在我看来,藏南雪除了应有的信念,更多的却在承受孤独。

它多姿多彩,热情且又冷漠。早上,铁皮房上有纯棉一样的,像护士身着的白大褂;午后,菜畦里有零零碎碎的,像绵羊身上的毛;下午,树枝上有云朵般的冰凌,似锯齿加工过的木头,摇摇欲坠。许是雪之缘故,日复一日,我在藏南渐渐学会了冷静思考,畅游书海,奋笔疾书,最终学会雪的品格:沉默是金!反之,操枪弄炮,摸爬滚打,茶前饭后的甚多邀约走访都被我统统拒绝。

大多数日子,我就在冷静中度过。有时,因烦躁而心情不怡时,便自嘲这里真是凡夫俗子不可理喻的神秘地带。有雪的日子,走在雪中的藏族乡亲们仿佛浑然不觉。清早,他们和往常一样悄然走出家门。赶着牦牛的牧人喜欢习惯地吆喝几声,吹起悠扬的口哨,望望远山的雪,摸摸屁股上挂着的藏刀,嘴角的歌声自然就豪放起来。待到午后雪化,他们就在山坡上找些被雪压断的枯枝和树棒,甩开赤裸裸的膀子劈起来,“嗨--伙”的声音回响在天际,犹如远古传来的呼唤,清脆嘹亮、深长悦耳。在雪中,藏族青年更爱蹲在牛群中燃起一团火。烟斗里悠闲的缕缕青烟袅袅升起,昭示着如意、吉祥的安逸生活。然而,面对缄默的雪,他们脸上潜在的各种表情,让人怎能读懂?

是爱?是恨?

我想,即便你读懂了又能作何解释?一本多年前的老刊物上这样记载:藏北某年某月至某月发生雪旱,几十里牧场找不到有水的地方,成群的牧牛只能朝天怒吼。牧人们眼睁睁地看着肥壮的牛群死亡,他们每天都以圣者的名义五体磕地,祈祷雪的降临,从此他们爱雪如命。

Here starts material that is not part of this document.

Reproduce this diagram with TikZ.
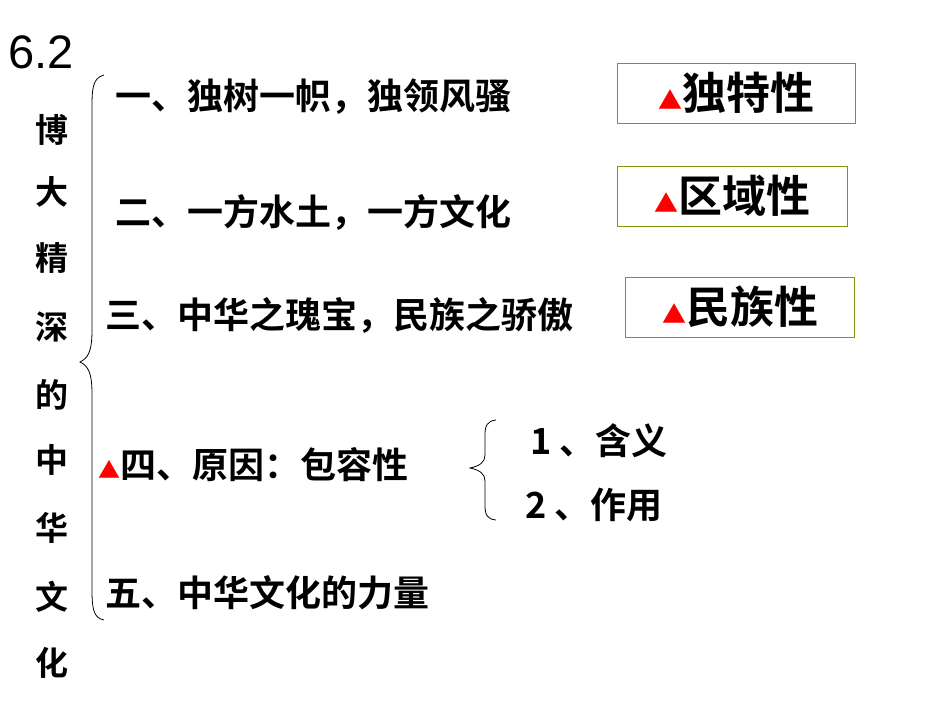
\documentclass[tikz,border=0pt]{standalone}
\usepackage{fontspec}
\setmainfont{Liberation Sans}
\newfontfamily\cjk{Noto Sans CJK SC Bold}
\begin{document}
\begin{tikzpicture}[x=1pt,y=-1pt,
 item/.style={anchor=west,inner sep=0,font=\cjk\fontsize{36}{40}\selectfont},
 vch/.style={inner sep=0,font=\cjk\fontsize{33}{36}\selectfont},
 tagbox/.style={draw=olive!70!green,line width=0.8pt,minimum width=#1,minimum height=60,font=\cjk\fontsize{44}{48}\selectfont},
 tri/.style={text=red,font=\fontsize{20}{22}\selectfont}]
\useasboundingbox (0,0) rectangle (950,713);
\node[anchor=west,inner sep=0,font=\fontsize{47}{50}\selectfont] (t) at (8,52) {6.2};
\foreach \c/\y [count=\i] in {博/130,大/192,精/258,深/327,的/395,中/460,华/528,文/597,化/663}
  \node[vch] (v\i) at (52,\y) {\c};
\draw[line width=0.8pt] (104,75) .. controls (92,78) and (92,90) .. (92,110) -- (92,330) .. controls (92,352) and (88,358) .. (80,362)
  .. controls (88,366) and (92,372) .. (92,394) -- (92,590) .. controls (92,610) and (94,618) .. (104,620);
\node[item] (a) at (115,97) {一、独树一帜，独领风骚};
\node[item] (b) at (115,212) {二、一方水土，一方文化};
\node[item] (c) at (105,315) {三、中华之瑰宝，民族之骄傲};
\node[item] (d) at (98,465) {{\color{red}\fontsize{22}{24}\selectfont▲}四、原因：包容性};
\node[item] (e) at (105,593) {五、中华文化的力量};
\node[tagbox=238] (x) at (736,93) {{\color{red}\fontsize{24}{26}\selectfont▲}独特性};
\node[tagbox=230] (y) at (732,196) {{\color{red}\fontsize{24}{26}\selectfont▲}区域性};
\node[tagbox=229] (z) at (740,307) {{\color{red}\fontsize{24}{26}\selectfont▲}民族性};
\draw[line width=0.8pt] (496,420) .. controls (487,421) and (485,426) .. (485,435) -- (485,455) .. controls (485,462) and (480,466) .. (470,468)
  .. controls (480,470) and (485,474) .. (485,481) -- (485,505) .. controls (485,515) and (487,519) .. (496,520);
\node[item] (f) at (530,441) {1 、含义};
\node[item] (g) at (525,505) {2 、作用};
\end{tikzpicture}
\end{document}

与之相反,几年后附近的川藏线,一场罕见的雪灾导致百余辆车以及人们遇难的悲剧,驱使那里的人恨雪如敌。那么,藏南的雪不大不小,老百姓不爱它也不恨它,自然有着上苍的神旨了。

也罢,藏南雪好--

然而,每每看见那些白得发亮、亮得刺眼的雪,我却为抒发不了一点自己的感觉而痛苦。有时,淡淡的一点清辉在脑海里翻滚得不能自拔。偶尔,想抓住瞬间的灵气,不等提笔它却瞬间即逝,被周围的吵闹声给融化了。片刻,我分明感觉到一种神奇的力量在撞击禁锢的脑门。我不知自己为什么同雪结下痛苦,但我就是无法拒绝雪赐予的灵光。